Nothing beyond the line containing "(0,592) -- (869,592);" is to be printed; print exactly each line from the start of the records below through that line, leaving out pictures.
[Provided records start]
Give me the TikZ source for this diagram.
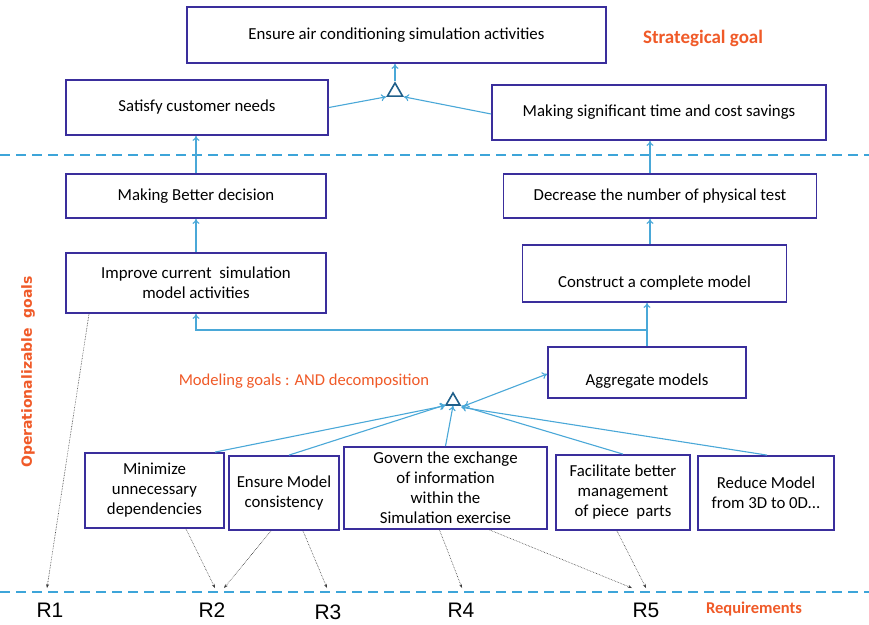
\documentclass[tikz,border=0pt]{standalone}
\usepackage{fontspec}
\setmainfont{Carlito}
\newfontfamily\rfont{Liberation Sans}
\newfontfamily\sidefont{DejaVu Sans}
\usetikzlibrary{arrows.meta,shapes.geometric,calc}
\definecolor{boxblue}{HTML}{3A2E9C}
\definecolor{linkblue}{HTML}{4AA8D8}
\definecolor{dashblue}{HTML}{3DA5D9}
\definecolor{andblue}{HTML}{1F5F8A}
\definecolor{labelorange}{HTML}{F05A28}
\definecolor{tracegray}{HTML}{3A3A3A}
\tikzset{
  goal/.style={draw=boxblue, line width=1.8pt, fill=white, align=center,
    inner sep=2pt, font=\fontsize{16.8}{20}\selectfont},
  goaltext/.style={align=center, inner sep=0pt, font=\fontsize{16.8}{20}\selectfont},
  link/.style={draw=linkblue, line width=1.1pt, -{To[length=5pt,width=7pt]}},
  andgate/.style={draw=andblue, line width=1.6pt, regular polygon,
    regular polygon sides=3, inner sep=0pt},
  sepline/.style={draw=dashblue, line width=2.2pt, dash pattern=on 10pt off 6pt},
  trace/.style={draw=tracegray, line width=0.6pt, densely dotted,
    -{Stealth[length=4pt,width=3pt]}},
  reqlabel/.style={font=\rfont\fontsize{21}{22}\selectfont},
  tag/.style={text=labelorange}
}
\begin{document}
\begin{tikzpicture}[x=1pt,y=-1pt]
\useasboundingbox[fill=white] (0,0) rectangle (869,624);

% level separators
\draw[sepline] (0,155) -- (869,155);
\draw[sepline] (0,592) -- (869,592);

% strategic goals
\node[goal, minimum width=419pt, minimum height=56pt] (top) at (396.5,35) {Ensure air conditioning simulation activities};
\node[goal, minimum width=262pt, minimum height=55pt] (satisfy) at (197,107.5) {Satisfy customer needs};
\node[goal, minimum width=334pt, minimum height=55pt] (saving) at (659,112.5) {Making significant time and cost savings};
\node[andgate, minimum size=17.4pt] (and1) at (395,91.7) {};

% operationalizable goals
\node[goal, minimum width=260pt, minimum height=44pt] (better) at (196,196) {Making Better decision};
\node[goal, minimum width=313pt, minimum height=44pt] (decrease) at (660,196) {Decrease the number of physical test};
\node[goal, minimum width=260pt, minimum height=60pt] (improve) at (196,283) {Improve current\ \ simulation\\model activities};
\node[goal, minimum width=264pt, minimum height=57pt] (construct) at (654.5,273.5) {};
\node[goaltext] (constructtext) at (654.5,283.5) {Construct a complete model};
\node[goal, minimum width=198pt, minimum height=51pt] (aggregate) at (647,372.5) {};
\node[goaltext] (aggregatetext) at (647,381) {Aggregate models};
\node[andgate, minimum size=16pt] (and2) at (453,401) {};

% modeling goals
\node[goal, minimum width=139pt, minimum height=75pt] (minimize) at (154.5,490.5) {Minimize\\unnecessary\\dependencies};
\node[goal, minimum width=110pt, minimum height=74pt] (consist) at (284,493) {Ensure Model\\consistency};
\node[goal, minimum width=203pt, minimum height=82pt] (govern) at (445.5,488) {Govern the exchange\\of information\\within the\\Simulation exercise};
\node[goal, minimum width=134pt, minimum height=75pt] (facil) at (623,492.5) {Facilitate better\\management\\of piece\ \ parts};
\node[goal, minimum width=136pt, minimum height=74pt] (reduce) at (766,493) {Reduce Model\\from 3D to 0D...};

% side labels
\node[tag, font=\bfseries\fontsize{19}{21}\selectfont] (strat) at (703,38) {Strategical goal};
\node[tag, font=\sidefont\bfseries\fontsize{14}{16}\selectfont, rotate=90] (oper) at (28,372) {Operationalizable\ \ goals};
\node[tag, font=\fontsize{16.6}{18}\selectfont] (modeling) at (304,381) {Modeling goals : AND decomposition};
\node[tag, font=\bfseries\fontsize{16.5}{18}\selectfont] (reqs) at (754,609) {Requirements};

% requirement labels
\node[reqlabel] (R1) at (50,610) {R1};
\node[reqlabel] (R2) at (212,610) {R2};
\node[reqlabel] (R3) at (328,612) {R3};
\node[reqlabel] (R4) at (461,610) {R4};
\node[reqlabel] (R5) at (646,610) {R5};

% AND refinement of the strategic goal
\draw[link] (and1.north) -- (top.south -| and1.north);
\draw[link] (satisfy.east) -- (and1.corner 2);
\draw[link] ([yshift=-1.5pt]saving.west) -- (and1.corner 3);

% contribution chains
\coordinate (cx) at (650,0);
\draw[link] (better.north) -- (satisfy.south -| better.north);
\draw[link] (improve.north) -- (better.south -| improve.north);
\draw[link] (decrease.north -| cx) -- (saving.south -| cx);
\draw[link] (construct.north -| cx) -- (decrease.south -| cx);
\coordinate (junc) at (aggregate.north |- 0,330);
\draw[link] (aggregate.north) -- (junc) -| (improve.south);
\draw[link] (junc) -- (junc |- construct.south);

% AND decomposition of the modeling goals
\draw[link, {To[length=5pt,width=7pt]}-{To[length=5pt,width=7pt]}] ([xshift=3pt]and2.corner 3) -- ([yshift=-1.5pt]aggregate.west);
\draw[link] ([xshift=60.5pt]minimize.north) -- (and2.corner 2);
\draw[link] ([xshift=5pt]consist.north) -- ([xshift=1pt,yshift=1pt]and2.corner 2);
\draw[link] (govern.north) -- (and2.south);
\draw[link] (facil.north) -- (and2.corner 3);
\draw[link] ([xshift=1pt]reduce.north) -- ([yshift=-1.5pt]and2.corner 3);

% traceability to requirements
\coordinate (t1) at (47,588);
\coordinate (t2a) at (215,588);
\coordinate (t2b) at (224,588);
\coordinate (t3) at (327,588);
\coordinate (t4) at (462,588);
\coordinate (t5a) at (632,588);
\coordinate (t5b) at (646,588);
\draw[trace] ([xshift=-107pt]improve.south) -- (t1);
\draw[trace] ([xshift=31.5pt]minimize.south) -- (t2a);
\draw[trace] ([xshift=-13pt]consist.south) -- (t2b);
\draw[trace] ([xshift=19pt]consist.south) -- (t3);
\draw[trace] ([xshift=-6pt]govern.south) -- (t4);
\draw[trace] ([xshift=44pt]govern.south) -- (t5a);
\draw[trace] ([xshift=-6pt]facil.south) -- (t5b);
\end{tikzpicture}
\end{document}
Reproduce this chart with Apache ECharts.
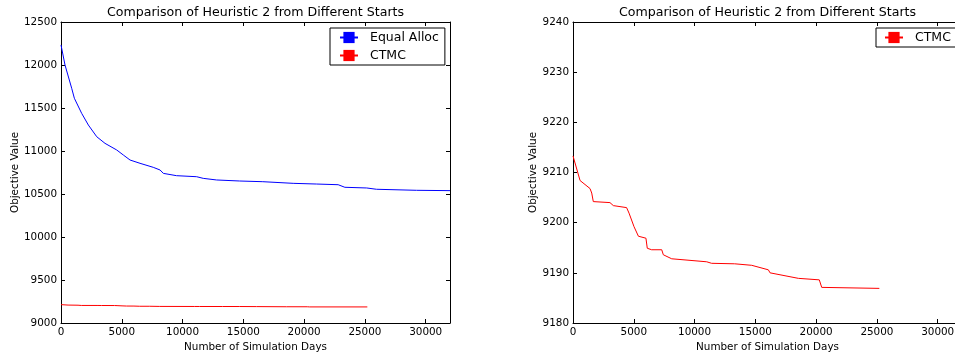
[Provided records end]
In response:
Give me the TikZ source for this diagram.
\documentclass[tikz,border=0pt]{standalone}
\usepackage{fontspec}
\setmainfont{Carlito}
\newfontfamily\rfont{Liberation Sans}
\newfontfamily\sidefont{DejaVu Sans}
\usetikzlibrary{arrows.meta,shapes.geometric,calc}
\definecolor{boxblue}{HTML}{3A2E9C}
\definecolor{linkblue}{HTML}{4AA8D8}
\definecolor{dashblue}{HTML}{3DA5D9}
\definecolor{andblue}{HTML}{1F5F8A}
\definecolor{labelorange}{HTML}{F05A28}
\definecolor{tracegray}{HTML}{3A3A3A}
\tikzset{
  goal/.style={draw=boxblue, line width=1.8pt, fill=white, align=center,
    inner sep=2pt, font=\fontsize{16.8}{20}\selectfont},
  goaltext/.style={align=center, inner sep=0pt, font=\fontsize{16.8}{20}\selectfont},
  link/.style={draw=linkblue, line width=1.1pt, -{To[length=5pt,width=7pt]}},
  andgate/.style={draw=andblue, line width=1.6pt, regular polygon,
    regular polygon sides=3, inner sep=0pt},
  sepline/.style={draw=dashblue, line width=2.2pt, dash pattern=on 10pt off 6pt},
  trace/.style={draw=tracegray, line width=0.6pt, densely dotted,
    -{Stealth[length=4pt,width=3pt]}},
  reqlabel/.style={font=\rfont\fontsize{21}{22}\selectfont},
  tag/.style={text=labelorange}
}
\begin{document}
\begin{tikzpicture}[x=1pt,y=-1pt]
\useasboundingbox[fill=white] (0,0) rectangle (869,624);

% level separators
\draw[sepline] (0,155) -- (869,155);
\draw[sepline] (0,592) -- (869,592);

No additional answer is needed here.